Semina Culture examines the work of the quintessential West Coast visual artist of the Beat era, Wallace Berman (1926–1976), and the community of creative people who coalesced around him.
A catalyst who traveled through many different worlds, Berman is a crucial figure in the history of postwar California art. Anchoring this multimedia exhibition is a complete run of Semina—a hand-printed free-form loose-leaf art and poetry journal published in nine issues from 1955 to 1964—which served as a brilliant compendium of the most interesting artists and poets of the time, including Berman himself, William Burroughs, Allen Ginsberg, Jess, Joan Brown, Robert Duncan, and John Altoon, among others.
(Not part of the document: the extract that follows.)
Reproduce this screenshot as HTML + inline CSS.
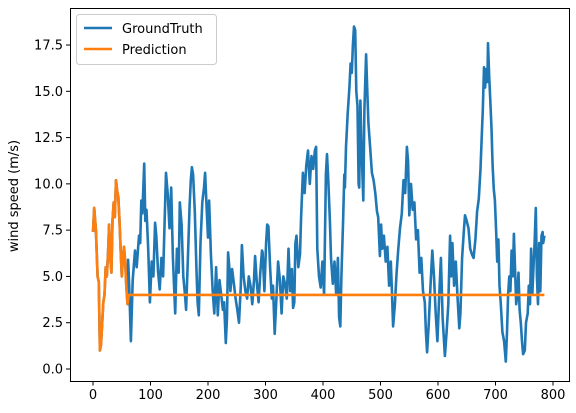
<!DOCTYPE html>
<html><head><meta charset="utf-8"><style>
body{margin:0;background:#fff;}
svg{display:block;font-family:"DejaVu Sans","Liberation Sans",sans-serif;}
</style></head><body>
<svg id="chart" width="576" height="413" viewBox="0 0 576 413">
<rect x="0" y="0" width="576" height="413" fill="#fff"/>
<g id="axes"></g>
<path id="gt" fill="none" stroke="#1f77b4" stroke-width="2.6" stroke-linejoin="round"/>
<path id="pred" fill="none" stroke="#ff7f0e" stroke-width="2.6" stroke-linejoin="round"/>
<rect x="70.5" y="8.5" width="499" height="373" fill="none" stroke="#000" stroke-width="1"/>
<text x="18" y="196" font-size="13" text-anchor="middle" transform="rotate(-90 18 196)">wind speed (m/s)</text>
<g>
<rect x="76.5" y="14.5" width="140" height="50" rx="3" fill="#fff" fill-opacity="0.8" stroke="#ccc"/>
<line x1="84" y1="28" x2="112" y2="28" stroke="#1f77b4" stroke-width="2.6"/>
<text x="122" y="33" font-size="13">GroundTruth</text>
<line x1="84" y1="49" x2="112" y2="49" stroke="#ff7f0e" stroke-width="2.6"/>
<text x="122" y="54" font-size="13">Prediction</text>
</g>
</svg>
<script>
const xTicks=[0,100,200,300,400,500,600,700,800];
const yTicks=[0,2.5,5,7.5,10,12.5,15,17.5];
const gtIdx=[0,2,5,8,10,12,14,16,18,20,22,24,26,28,30,32,34,36,38,40,42,44,46,48,50,52,54,56,58,60,61,63,66,69,73,76,80,82,84,86,89,91,93,96,99,102,105,108,110,113,116,119,122,125,127,130,133,136,139,143,146,149,151,154,157,160,162,165,168,170,172,174,177,180,182,184,187,190,193,195,198,200,202,205,208,211,214,217,220,223,226,228,231,233,235,237,239,242,245,248,251,254,257,259,262,265,268,271,274,277,280,282,285,288,291,294,295,298,301,303,305,308,311,313,316,319,322,325,328,331,334,337,340,343,346,348,350,352,354,357,360,362,365,368,371,374,377,380,383,386,388,390,393,396,399,402,405,407,409,412,414,417,420,423,426,428,430,432,435,437,438,440,443,446,448,450,452,454,456,458,460,462,463,465,467,470,472,475,477,479,482,485,488,491,494,496,499,501,503,506,509,512,515,518,520,522,525,528,531,534,537,540,543,546,548,550,553,556,559,562,565,568,571,574,577,579,581,584,587,590,593,596,599,602,605,608,612,615,618,621,623,625,628,631,634,637,639,642,645,647,650,653,656,659,662,665,668,671,674,676,678,680,682,684,686,687,689,691,693,695,697,699,701,703,705,707,709,712,715,718,720,722,724,726,728,730,732,734,736,738,740,742,744,746,748,751,753,756,758,760,762,764,766,768,770,772,774,776,778,780,782,783,785];
const gtVal=[7.4,8.7,7.5,5,4.7,1,1.3,2.5,3.6,4,5.5,5,6.2,7.8,6,5.2,8,9,8.2,10.2,9.6,9.3,8,6.5,5,6,6.6,5.8,4.5,3.5,5.9,4.5,1.5,4.8,6.4,5.5,7.2,6.8,9.1,8.4,11.1,8.0,8.6,6.5,3.6,5.8,5.0,7.9,7.2,5.3,4.3,6.0,5.0,8.5,10.6,9.4,7.6,9.8,6.0,3.0,6.5,5.2,9.0,7.8,5.0,4.0,3.2,6.0,8.8,10.2,10.9,10.5,8.5,5.3,3.6,2.9,6.8,9.0,9.8,10.6,8.5,7.1,9.1,6.2,4.3,3.0,5.5,2.9,4.8,4.0,3.2,3.6,1.4,2.8,6.3,5.5,4.2,5.4,4.6,3.8,3.2,2.5,4.5,6.7,5.0,4.2,3.8,5.0,4.5,3.5,4.8,6.1,4.6,3.6,5.2,6.4,6.3,4.2,6.8,7.8,7.7,5.5,3.8,4.5,1.9,3.8,5.8,4.8,3.0,5.0,4.6,3.8,6.5,4.2,5.4,3.3,3.6,6.8,7.2,5.5,6.2,8.2,10.6,9.5,11.0,11.8,10.0,11.5,10.8,11.8,12.0,6.5,5.0,4.4,5.8,4.0,10.5,11.6,10.3,8.0,6.0,4.6,5.8,4.0,6.0,2.8,2.3,5.0,8.0,10.5,9.8,12.0,13.8,15.2,16.5,16.0,17.5,18.5,18.3,15.0,14.2,10.0,9.8,14.5,12.0,9.1,14.0,17.0,15.0,13.3,12.0,10.6,10.2,9.5,8.5,8.2,6.1,7.8,6.5,7.2,5.8,6.6,4.5,5.8,4.1,2.3,3.5,5.2,6.5,7.6,8.4,10.2,9.5,12.0,11.2,8.3,10.0,8.6,9.0,7.0,7.5,5.2,6.0,4.2,3.6,2.0,0.9,2.5,4.5,6.4,5.0,3.0,1.5,3.8,6.0,2.8,0.7,2.0,3.5,7.2,5.0,6.8,4.5,5.8,3.9,2.2,3.0,6.0,7.5,8.3,8.0,7.6,6.5,6.2,6.0,7.0,8.5,9.2,10.8,12.5,14.0,16.3,15.2,16.2,15.5,17.6,15.8,14.5,13.0,11.0,9.7,9.1,7.5,5.8,7.0,4.5,3.6,2.0,1.5,0.4,2.0,4.0,5.0,4.2,6.4,5.0,7.3,5.5,3.5,4.0,5.2,3.2,2.5,1.5,0.8,1.0,2.5,3.0,4.5,3.5,6.5,4.0,5.5,6.8,8.7,5.0,3.5,6.8,4.2,7.2,7.4,6.8,7.2];
const predIdx=[0,2,5,8,10,12,14,16,18,20,22,24,26,28,30,32,34,36,38,40,42,44,46,48,50,52,54,56,58,60,62,785];
const predVal=[7.4,8.7,7.5,5,4.7,1,1.3,2.5,3.6,4,5.5,5,6.2,7.8,6,5.2,8,9,8.2,10.2,9.6,9.3,8,6.5,5,6,6.6,5.8,4.5,3.5,4.0,4.0];
const xs=v=>93+v*0.575, ys=v=>369-v*18.514;
const NS='http://www.w3.org/2000/svg';
const ax=document.getElementById('axes');
function mk(t,a){const e=document.createElementNS(NS,t);for(const k in a)e.setAttribute(k,a[k]);ax.appendChild(e);return e;}
xTicks.forEach(t=>{
 const l=mk('line',{x1:xs(t),x2:xs(t),y1:381,y2:385.5,stroke:'#000'});
 
 
 const tx=mk('text',{x:xs(t),y:399,'font-size':13,'text-anchor':'middle'});tx.textContent=t;
 
 
});
yTicks.forEach(t=>{
 const l=mk('line',{x1:66,x2:70.5,y1:ys(t),y2:ys(t),stroke:'#000'});
 
 
 const tx=mk('text',{x:63,y:ys(t)+4.5,'font-size':13,'text-anchor':'end'});tx.textContent=t.toFixed(1);
 
 
});
function path(ix,vv){return ix.map((x,i)=>(i?'L':'M')+xs(x).toFixed(1)+','+ys(vv[i]).toFixed(1)).join('');}
document.getElementById('gt').setAttribute('d',path(gtIdx,gtVal));
document.getElementById('pred').setAttribute('d',path(predIdx,predVal));
</script>
</body></html>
In addition to Semina, which Berman published and personally distributed, the exhibition includes over fifty of Berman’s own photographs, recently printed from vintage negatives and shown for the first time, which shed light on America’s underground art community of the 1950s, ’60s, and ’70s. Also featured are collages, paintings, and assemblages by 48 of Berman’s wide-ranging friends, artists, and collaborators, including Joan Brown, Bruce Conner, Jay DeFeo, Ralph Gibson, Dennis Hopper, Taylor Mead, Rachel Rosenthal, Jack Smith, Dean Stockwell, and Russel Tamblyn. Semina Culture conveys the era’s undeniable aura of hope, disaffection, and intense feeling—and reveals a fascinating and seldom-acknowledged backdrop to today’s youth and baby-boomer cultures.